Concert Review: Foals, May 13, Kool Haus


Disclaimer: this is three parts personal essay, one part concert review

Approximately a year ago, I went to a Foals show at the Kool Haus. I had regrettably missed every show of theirs up to that point, primarily because I had only discovered the British band’s music after the release of their 2010 album, Total Life Forever. Music journalists can’t always stay on top of things, you know.

But this was it. I would finally experience all the hype of their live show, as regaled to me by my fanatic friends. The only problem: an old flame of mine was also going to be there that evening. He’s not from Toronto nor have we spoken in years, so while I was anticipating the dancing guitars of the band I paid money to see, I was also overly eager to speak to this stranger I spent months fawning over.

I ran into him between sets and exchanged numbers. In reality, I still had his number in my phone, but he didn’t have mine. We parted ways and a few songs into Foals’ set – electrifying from its very first note – I received a text from him. He was alone, by the bar near the exit. So naturally, I left my friends and headed towards the alluring glow of lights at the bar (which I had already visited a few times to nervously chug drinks).

The rest of the band’s set found me filling up on beers backstage, smoking cigarettes outside and even trekking across the street in search for more smokes. As the boy and I gave up on the search, I could hear the booming noise of “My Number” seeping through the walls as I stood, lost, in an empty parking lot with a person who was nothing but poisonous to me. “You don’t have my number,” I can image singer Yannis Philippakis howling on the other side of the concrete walls. “We don’t need each other now.”

Needless to say, I never got that Foals experience I was hoping for. Instead, I got too drunk, abandoned my closest friends and contemplated the same mistakes I had made two years prior to that.

Last night, I returned to the scene of the crime, but determined to reclaim that night I let slip by almost a year ago. I was sober and significantly more stable, emotionally. Guess it helps that I’m in a healthy relationship now and it was a Tuesday night.

As my friend and I navigated through the dark room, pushing past sweaty post-Cage the Elephant bodies, we found ourselves almost in the same position as we were in last time, but I kept my feet planted, knowing that I wasn’t going to run off into the night with some guy. Plus, I don’t smoke anymore. No excuses, I was ready for the show.

Foals, of course, didn’t disappoint. Drawing mostly from their 2013 album Holy Fire, the band ripped through a set of chest-pumping anthems. Their knotty riffs are often tightly wound on record, but it unravels live. Songs like “Spanish Sahara” and show-closer “Two Steps, Twice” served as blueprints for the band to run askew with, veering into a full-on rock show at times. The uproarious jolts of jam-rock were combined with a vivid light show and in those moments, the building drumrolls hiked up your heart rate in anticipation for its explosive climax.
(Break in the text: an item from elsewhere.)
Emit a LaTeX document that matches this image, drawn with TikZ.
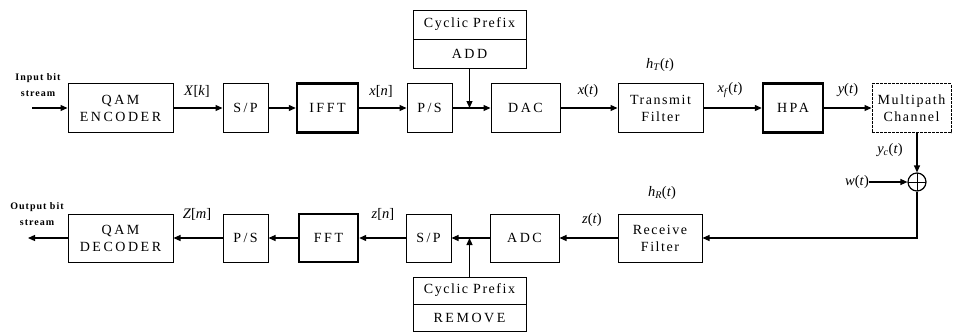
\documentclass[tikz,border=0pt]{standalone}
\usepackage{fontspec}
\setmainfont{Liberation Serif}
\usetikzlibrary{arrows.meta}
\begin{document}
\begin{tikzpicture}[x=1pt,y=-1pt,
  blk/.style={draw,line width=1pt,inner sep=0pt,align=center,
    font=\fontsize{14}{17}\selectfont\addfontfeature{LetterSpace=11}},
  capblk/.style={blk,font=\fontsize{14}{17}\selectfont\addfontfeature{LetterSpace=18}},
  thickblk/.style={line width=2.4pt},
  arr/.style={-{Triangle[length=7pt,width=6pt]},line width=1.2pt},
  lbl/.style={inner sep=0pt,font=\fontsize{14.5}{16}\selectfont},
  smalltxt/.style={inner sep=0pt,align=center,font=\fontsize{10}{16}\selectfont\bfseries\addfontfeature{LetterSpace=10}},
  sumnode/.style={draw,circle,line width=1.2pt,minimum size=18pt,inner sep=0pt,
    path picture={\draw[line width=1pt] (path picture bounding box.north) -- (path picture bounding box.south)
      (path picture bounding box.west) -- (path picture bounding box.east);}}
]
\useasboundingbox (0,0) rectangle (953,333);
% top row
\node[capblk,minimum width=105pt,minimum height=49pt] (enc) at (120.5,108) {QAM\\ENCODER};
\node[capblk,minimum width=45pt,minimum height=49pt] (sp1) at (245.5,108) {S/P};
\node[capblk,thickblk,minimum width=61pt,minimum height=49pt] (ifft) at (327.5,108) {IFFT};
\node[capblk,minimum width=45pt,minimum height=49pt] (ps1) at (429.5,108) {P/S};
\node[capblk,minimum width=69pt,minimum height=49pt] (dac) at (525.5,108) {DAC};
\node[blk,minimum width=85pt,minimum height=49pt] (tf) at (660.5,108) {Transmit\\Filter};
\node[capblk,thickblk,minimum width=60pt,minimum height=49pt] (hpa) at (793,108) {HPA};
\node[blk,dash pattern=on 3pt off 1pt,minimum width=79pt,minimum height=49pt] (mc) at (911.5,108) {Multipath\\Channel};
\node[blk,minimum width=113pt,minimum height=29pt] (cpa) at (469.5,24.5) {Cyclic Prefix};
\node[capblk,minimum width=113pt,minimum height=29pt] (add) at (469.5,53.5) {ADD};
\coordinate (j1) at (add.south |- ps1.east);
% bottom row
\node[blk,minimum width=84pt,minimum height=48pt] (rf) at (660,238) {Receive\\Filter};
\node[capblk,minimum width=69pt,minimum height=48pt] (adc) at (524.5,238) {ADC};
\node[capblk,minimum width=45pt,minimum height=48pt] (sp2) at (428.5,238) {S/P};
\node[capblk,thickblk,minimum width=59pt,minimum height=48pt] (fft) at (328.5,238) {FFT};
\node[capblk,minimum width=45pt,minimum height=48pt] (ps2) at (245.5,238) {P/S};
\node[capblk,minimum width=105pt,minimum height=48pt] (dec) at (120.5,238) {QAM\\DECODER};
\node[blk,minimum width=113pt,minimum height=27pt] (cpr) at (469.5,290.5) {Cyclic Prefix};
\node[capblk,minimum width=113pt,minimum height=27pt] (rem) at (469.5,317.5) {REMOVE};
\coordinate (j2) at (cpr.north |- adc.west);
% adder
\node[sumnode] (sum) at (917,182) {};
\coordinate (mcb) at (sum |- mc.south);
\node[lbl] (wl) at (857,182) {\textit{w}(\textit{t})};
% in / out
\node[smalltxt] (inl) at (38,85) {Input bit\\stream};
\node[smalltxt] (outl) at (37,214) {Output bit\\stream};
\coordinate (inp) at (32,108);
\coordinate (outp) at (28,238);
% connectors top
\draw[arr] (inp) -- (enc.west);
\draw[arr] (enc.east) -- (sp1.west);
\draw[arr] (sp1.east) -- (ifft.west);
\draw[arr] (ifft.east) -- (ps1.west);
\draw[arr] (ps1.east) -- (dac.west);
\draw[arr] (add.south) -- (j1);
\draw[arr] (dac.east) -- (tf.west);
\draw[arr] (tf.east) -- (hpa.west);
\draw[arr] (hpa.east) -- (mc.west);
\draw[arr] (mcb) -- (sum.north);
\draw[arr] (wl.east) -- (sum.west);
\draw[arr] (sum.south) |- (rf.east);
% connectors bottom
\draw[arr] (rf.west) -- (adc.east);
\draw[arr] (adc.west) -- (sp2.east);
\draw[arr] (cpr.north) -- (j2);
\draw[arr] (sp2.west) -- (fft.east);
\draw[arr] (fft.west) -- (ps2.east);
\draw[arr] (ps2.west) -- (dec.east);
\draw[arr] (dec.west) -- (outp);
% labels
\node[lbl] (lXk) at (197,91) {\textit{X}[\textit{k}]};
\node[lbl] (lxn) at (381,91) {\textit{x}[\textit{n}]};
\node[lbl] (lxt) at (588,91) {\textit{x}(\textit{t})};
\node[lbl] (lxf) at (730,90) {\textit{x}\textsubscript{\textit{f}}(\textit{t})};
\node[lbl] (lyt) at (848,90) {\textit{y}(\textit{t})};
\node[lbl] (lhT) at (660,65) {\textit{h}\textsubscript{\textit{T}}(\textit{t})};
\node[lbl] (lyc) at (890,150) {\textit{y}\textsubscript{\textit{c}}(\textit{t})};
\node[lbl] (lhR) at (662,193) {\textit{h}\textsubscript{\textit{R}}(\textit{t})};
\node[lbl] (lzt) at (592,220) {\textit{z}(\textit{t})};
\node[lbl] (lzn) at (383,214) {\textit{z}[\textit{n}]};
\node[lbl] (lZm) at (197,214) {\textit{Z}[\textit{m}]};
\end{tikzpicture}
\end{document}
It’s clear that this band can and need to play bigger stages someday, to accommodate the monstrous sound they carry with them now. But then again, it’s still nice to see Philippakis hurtle his body onto an adoring crowd as he crowd surfs with a guitar in hand. People jumped, people danced, hell, some even brought back the classic lighters in the air (as opposed to lit-up cell phones).

It’s easy to see how a band like this has built a hefty reputation for memorable live shows. It’s a euphoria that’s infectiously winning. It’s the euphoria I should’ve chosen all along.